Step size adaption: Increade \(\eta\) in flat regions and decrease \(\eta\) in steep terrain. Step size adaption:

if \(\Delta E<0 \rightarrow \eta(t) = \eta^+ * \eta(t-1), \eta^+ > 1\)
if \(\Delta E>0 \rightarrow \eta(t) = \eta^- * \eta(t-1), \eta^- < 1\)

Momentum: The problem is that minimization stops at minor minima because of too small \(\eta\). In valleys of \(E\) oscillation may occur due to too large \(\eta\). Both of these problems are solved by adding momentum: \(\Delta w_{ji}(k+1, k)(t) = \eta \delta_j(k+1) o_i(k) + \alpha \Delta w_{ji}(k+1, k)(t-1)\) where t is a step counter. So direction of step \(t-1\) is kept to some degree (controlled by \(\alpha > 0\)). Momentum avoids abrupt changes of direction and increases effective step size in flat regions.

Weight decay: Overly large weights are problematic since they make neurons too sensitive to the input (leads to “binary” activations). That’s why we add an additional quadratic **regularization’’ term in the error function to avoid to large weights. \(E[\{w\}] = 1/2 \sum_{i=1...\vert D\vert} (t^i - y(x^i))^2 + \beta/2 \sum_{w \in \{w\}}w^2\). This leads to linear weight decay in the learning rule \(\Delta w_{ji}(k+1, k) = \eta \delta_j(k+1)o_i(k) - \beta w_{ji}(k+1, k)\)

Funahashi, 1989: An arbitrary bounded contunous mapping \(\vec{w} \rightarrow \vec{t}\), \(\vec{x} \in \Re^{d_{in}}\), \(\vec{t}\in\Re^{d_{out}}\) can be approximated with arbitrary precision with one hidden layer with sigmoid actiation functions and a layer with linear output functions. The latter is necessary to map the range of \(\sigma\) to arbitrary values.

Cybenko, 1988: Add another sigmoid hidden layer, so any function can be approximated with arbitrary precision.

But the hidden layer may be very large and is possibly not the most efficient representation of the mapping!

The reason why an MLP can approximate an aebitrary function using two hidden layers with sigmoid activation is that:
Layer 1 defines hyperplanes, dividing input space into half-planes.
Layer 2 defines ANDs over hyperplaces and thus convex areas.
Layer 3 defindes ORs over convex areas.


  • MLP is the ANN most well known and has most widespread use in industry
  • very borad range of applications for function approximation, in particular, classiofication
  • hidden layer representations may lead to new insight into the data
  • training is difficult:
    • suitable architecture must be found
    • suitable parameters must be found
    • local optima must be avoided

Neural architectures

Neural networks can be wired in highly complex ways. Given \(N\) neurons, let \(w_{ik}\) be the weight from neuron \(k\) to neuron \(i\). Note \(i\) and \(k\) are now numbers of neurons, not numbers of inputs on a particular neuron.

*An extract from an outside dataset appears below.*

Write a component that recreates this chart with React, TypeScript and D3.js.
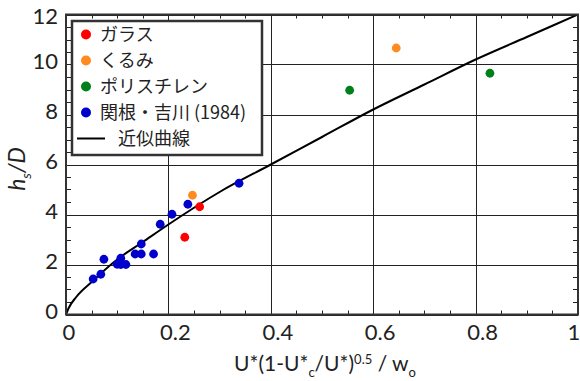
import React, { useEffect, useRef } from "react"
import * as d3 from "d3"

// glass beads
const glassX = [0.232, 0.261]
const glassY = [3.09, 4.31]
// walnut
const walnutX = [0.247, 0.645]
const walnutY = [4.77, 10.66]
// polystyrene
const polyX = [0.554, 0.828]
const polyY = [8.97, 9.65]
// Sekine & Yoshikawa (1984)
const sekineX = [0.053, 0.068, 0.074, 0.1, 0.107, 0.107, 0.117, 0.135, 0.147, 0.147, 0.171, 0.184, 0.207, 0.238, 0.338]
const sekineY = [1.42, 1.61, 2.21, 2.01, 2.25, 2.0, 2.0, 2.42, 2.42, 2.82, 2.42, 3.61, 4.01, 4.41, 5.25]
// approximation curve
const curveX = [0, 0.005, 0.02, 0.05, 0.1, 0.15, 0.2, 0.3, 0.4, 0.5, 0.6, 0.7, 0.8, 0.9, 1.0]
const curveY = [0, 0.25, 0.7, 1.3, 2.2, 2.9, 3.6, 4.9, 6.0, 7.1, 8.2, 9.2, 10.2, 11.1, 12.0]

const legendLabels = ["ガラス", "くるみ", "ポリスチレン", "関根・吉川 (1984)", "近似曲線"]
const colors = ["#ff0000", "#ff8a20", "#00801a", "#0000cc"]

const App = () => {
  const svgRef = useRef(null)

  useEffect(() => {
    const width = 580
    const height = 381
    const left = 66, right = 578, top = 14.5, bottom = 314.5
    const font = "Lato, 'Liberation Sans', sans-serif"
    const cjk = "'Noto Sans CJK JP', sans-serif"

    const svg = d3.select(svgRef.current)
    svg.selectAll("*").remove()
    svg.attr("width", width).attr("height", height)

    const x = d3.scaleLinear().domain([0, 1]).range([left, right])
    const y = d3.scaleLinear().domain([0, 12]).range([bottom, top])

    svg.append("rect").attr("width", width).attr("height", height).attr("fill", "white")

    // grid
    const grid = svg.append("g").attr("stroke", "#222").attr("stroke-width", 1)
    x.ticks(5).forEach(t => {
      grid.append("line").attr("x1", Math.round(x(t)) + 0.5).attr("x2", Math.round(x(t)) + 0.5)
        .attr("y1", top).attr("y2", bottom)
    })
    y.ticks(6).forEach(t => {
      grid.append("line").attr("y1", Math.round(y(t)) + 0.5).attr("y2", Math.round(y(t)) + 0.5)
        .attr("x1", left).attr("x2", right)
    })

    // minor ticks, all four sides, pointing in
    const minor = svg.append("g").attr("stroke", "#222").attr("stroke-width", 1)
    x.ticks(25).forEach(t => {
      const px = Math.round(x(t)) + 0.5
      minor.append("line").attr("x1", px).attr("x2", px).attr("y1", bottom).attr("y2", bottom - 4)
      minor.append("line").attr("x1", px).attr("x2", px).attr("y1", top).attr("y2", top + 4)
    })
    y.ticks(30).forEach(t => {
      const py = Math.round(y(t)) + 0.5
      minor.append("line").attr("y1", py).attr("y2", py).attr("x1", left).attr("x2", left + 5)
      minor.append("line").attr("y1", py).attr("y2", py).attr("x1", right).attr("x2", right - 5)
    })

    // curve
    const clip = svg.append("clipPath").attr("id", "plotclip")
    clip.append("rect").attr("x", left).attr("y", top).attr("width", right - left).attr("height", bottom - top)
    const curveLine = d3.line()
      .x((d, i) => x(curveX[i]))
      .y((d, i) => y(curveY[i]))
      .curve(d3.curveMonotoneX)
    svg.append("path")
      .attr("d", curveLine(curveX))
      .attr("fill", "none")
      .attr("stroke", "black")
      .attr("stroke-width", 2)
      .attr("clip-path", "url(#plotclip)")

    // points
    const series = [[glassX, glassY], [walnutX, walnutY], [polyX, polyY], [sekineX, sekineY]]
    const drawOrder = [3, 1, 0, 2]
    drawOrder.forEach(si => {
      const [xs, ys] = series[si]
      svg.append("g").selectAll("circle")
        .data(xs)
        .join("circle")
        .attr("cx", (d) => x(d))
        .attr("cy", (d, i) => y(ys[i]))
        .attr("r", 4.4)
        .attr("fill", colors[si])
    })

    // frame
    svg.append("rect")
      .attr("x", left).attr("y", top).attr("width", right - left).attr("height", bottom - top)
      .attr("fill", "none").attr("stroke", "#333").attr("stroke-width", 2)

    // tick labels
    x.ticks(5).forEach(t => {
      const label = d3.format("~g")(t)
      const cx = Math.min(x(t) + (label.length > 1 ? 7 : 3), 574)
      svg.append("text").attr("x", cx).attr("y", 340)
        .attr("text-anchor", "middle")
        .style("font-family", font).style("font-size", "22px").attr("fill", "#222")
        .text(label)
    })
    y.ticks(6).forEach(t => {
      svg.append("text").attr("x", 58).attr("y", Math.max(y(t) - 3.5, 16) + 8)
        .attr("text-anchor", "end")
        .style("font-family", font).style("font-size", "22px").attr("fill", "#222")
        .text(d3.format("~g")(t))
    })

    // axis titles
    const xt = svg.append("text").attr("x", 325).attr("y", 371)
      .attr("text-anchor", "middle")
      .style("font-family", font).style("font-size", "21px").attr("fill", "#222")
    xt.append("tspan").text("U*(1-U*")
    xt.append("tspan").attr("dy", 6).style("font-size", "13px").text("c")
    xt.append("tspan").attr("dy", -6).text("/U*)")
    xt.append("tspan").attr("dy", -7).style("font-size", "13px").text("0.5")
    xt.append("tspan").attr("dy", 7).text(" / w")
    xt.append("tspan").attr("dy", 6).style("font-size", "13px").text("o")

    const yt = svg.append("text")
      .attr("transform", "translate(25,169) rotate(-90)")
      .attr("text-anchor", "middle")
      .style("font-family", font).style("font-size", "23px").style("font-style", "italic").attr("fill", "#222")
    yt.append("tspan").text("h")
    yt.append("tspan").attr("dy", 6).style("font-size", "14px").text("s")
    yt.append("tspan").attr("dy", -6).text("/D")

    // legend
    const lg = svg.append("g")
    lg.append("rect").attr("x", 72).attr("y", 21).attr("width", 190).attr("height", 134)
      .attr("fill", "white").attr("stroke", "#333").attr("stroke-width", 2.5)
    legendLabels.forEach((lab, i) => {
      const cy = 34.5 + i * 26
      if (i < 4) {
        lg.append("circle").attr("cx", 86).attr("cy", cy).attr("r", 5).attr("fill", colors[i])
      } else {
        lg.append("line").attr("x1", 77).attr("x2", 105).attr("y1", cy).attr("y2", cy)
          .attr("stroke", "black").attr("stroke-width", 2)
      }
      lg.append("text").attr("x", i < 4 ? 100 : 118).attr("y", cy).attr("dy", "0.36em")
        .style("font-family", cjk).style("font-size", "18px").attr("fill", "#222")
        .text(lab)
    })
  }, [])

  return (
    <div>
      <svg ref={svgRef} style={{ position: "absolute", left: 0, top: 0, display: "block" }} />
    </div>
  )
}

export default App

The \(NxN\) matrix \(w\) is called connectivity matrix. It comprises the complete wiring information of the ANN, defining a directed graph. There are different special cases of connectivit matrices.

  1. Fully connected net:
    • each neuron has connections to all other neurons
    • highly complex dynamics
  2. Sparsely connected net:
    • only few non-zero elements
    • both forward and backward coupling
    • some statements about dynamics are possible
  3. Diagonal matrix:
    • \(w_{ii} \neq 0\), \(w_{ik} = 0\) for \(i=k\)
    • \(N\) isolted neurons withoud connections
    • each neuron has only a connection to itself
  4. Tridiagonal matrix:
    • chain of \(N\) neurons
    • each neuron has both forward and backward coupling to its neighbors
    • only local couplings
  5. Lower triangular matrix
    • \(w_{ik} = 0\) for \(i \leq k\)
    • feedforward network (provided index grows in “forward” direction, e.g., from input to output)
    • architecture type of the MLP
    • no recurrency
    • diagonal is \(0 \rightarrow\) no self-coupling of neurons
  6. Upper triangular matrix (theoretical):
    • only backward coupling
    • re-numbering \(\rightarrow\) feedforward network
  7. Block diagonal matrix:
    • three seperate networks
    • each network is fully connected
  8. Block diagonal matrix, sparse rest of matrix
    • three networks sparsely connected to each other
    • forward connection from first to third net (in the sense of neuron numbers)
    • backward connections \(3\rightarrow 2\) and \(2\rightarrow 1\)
  9. Symmetrix matrix:
    • \[w_{ik} = w_{ki}\]
    • Hopfield network
    • dynamics cinverges to a point attractor

Recurrent networks

In contrast to normal feedforward networks that have zero weights in the upper triangle of the connectivity matrix, recurrent networks have non-zero weights in the lower and upper triangle which means that there are cycles.

Recurrent networks are dynmical systems that can only be used by defining dynamics. The state of the system is the vector comprising all neuron activations. It varies over time. There are two ways of defininf the dynamics:

  1. continous time \(\rightarrow\) description as a sstem of differential equations
  2. discrete time steps:
    • synchonous updating: all neurons within a single time setep (provided the previous state)
    • asynchronous updating: select one neuron randomly, update

Note the above refers to abstract neurons, not spiking neuron models.